TensorDataset vs Customized Dataset

amirshamaei · September 23, 2023, 5:33am

Hi,

I had a piece of code for which I used TensorDataset. The input is one-dimensional signals. It does work perfectly.

self. Train = TensorDataset(self.y_trun, self)
self.val = TensorDataset(self.y_test_trun, self)

However, I decided to make it a bit cleaner for data augmentation. I created the following module:

self.train = MRSI_Dataset(self.y_trun, self)
self.val = MRSI_Dataset(self.y_test_trun, self)

import math

import numpy as np
import torch
from torch.utils.data import Dataset, DataLoader


class MRSI_Dataset(Dataset):
    def __init__(self,data,engine):
        self.engine = engine
        # initialize dataset
        self.data = data
        self.t = torch.from_numpy(self.engine.t[0:data.shape[1]].T).float()
    def __len__(self):
        return len(self.data)

    def __getitem__(self, idx):
        sample = self. Data[idx]    
        return sample

The problem is that using my customized dataset makes the result worse quantitatively. It’s like there is some reduced precision. I was wondering if there is any difference between TensorDataset and the customized dataset.

ptrblck · September 23, 2023, 1:11pm

TensorDataset will just index all passed tensors and return these as seen here.
Your custom Dataset won’t work since you are indexing an unknown self.Data attribute. Also, what is self.t used for?

amirshamaei · September 25, 2023, 4:55pm

Thank you. I modified TensorDataset. here is the working piece of code:

class MRSI_Dataset(Dataset[Tuple[Tensor, ...]]):
    r"""Dataset wrapping tensors.

    Each sample will be retrieved by indexing tensors along the first dimension.

    Args:
        *tensors (Tensor): tensors that have the same size of the first dimension.
    """
    tensors: Tuple[Tensor, ...]

    def __init__(self, *tensors: Tensor, engine ) -> None:
        assert all(tensors[0].size(0) == tensor.size(0) for tensor in tensors), "Size mismatch between tensors"
        self.tensors = tensors
        self.engine = engine
        self.t = torch.from_numpy(self.engine.t[0:tensors[0].shape[1]].T).float()
    def __getitem__(self, index):
        return tuple(self.get_augment(tensor[index]) for tensor in self.
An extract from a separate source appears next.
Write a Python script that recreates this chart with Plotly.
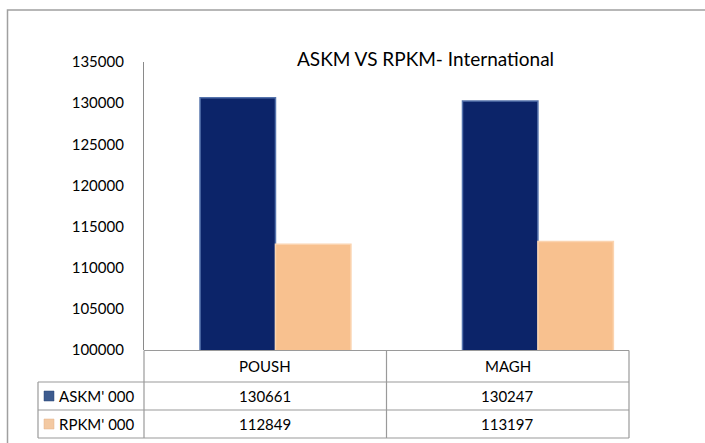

Tensors)

    def __len__(self):
        return self. Tensors[0].size(0)

I am so sorry for not giving a full description, self.t is a time vector for the augmentation process.(sampling).

Before getting your answer, I found a workaround to use vmap for augmentation in the training step as follows:

self.getaug_vmap = torch.vmap(self.get_augment, in_dims=(0, None, None, None, None),randomness='different')

Apparently, it is faster. I appreciate it if you comment on this approach. I’m wondering whether it is a standard method or if I should use a custom dataset.

ptrblck · September 26, 2023, 12:54am

I don’t fully understand the indexing as it seems you are indexing each tensor with the passed index while I would assume the self.Tensors object would be indexed. Could you explain what exactly is stored in self.Tensors?

amirshamaei · September 30, 2023, 6:14am

Thank you.
self. Tensor is a 2D matrix (m times n) in which each row is an array (m signals with the length of n).
When I modified TensorDataset, it worked. Does tuple(…) make difference?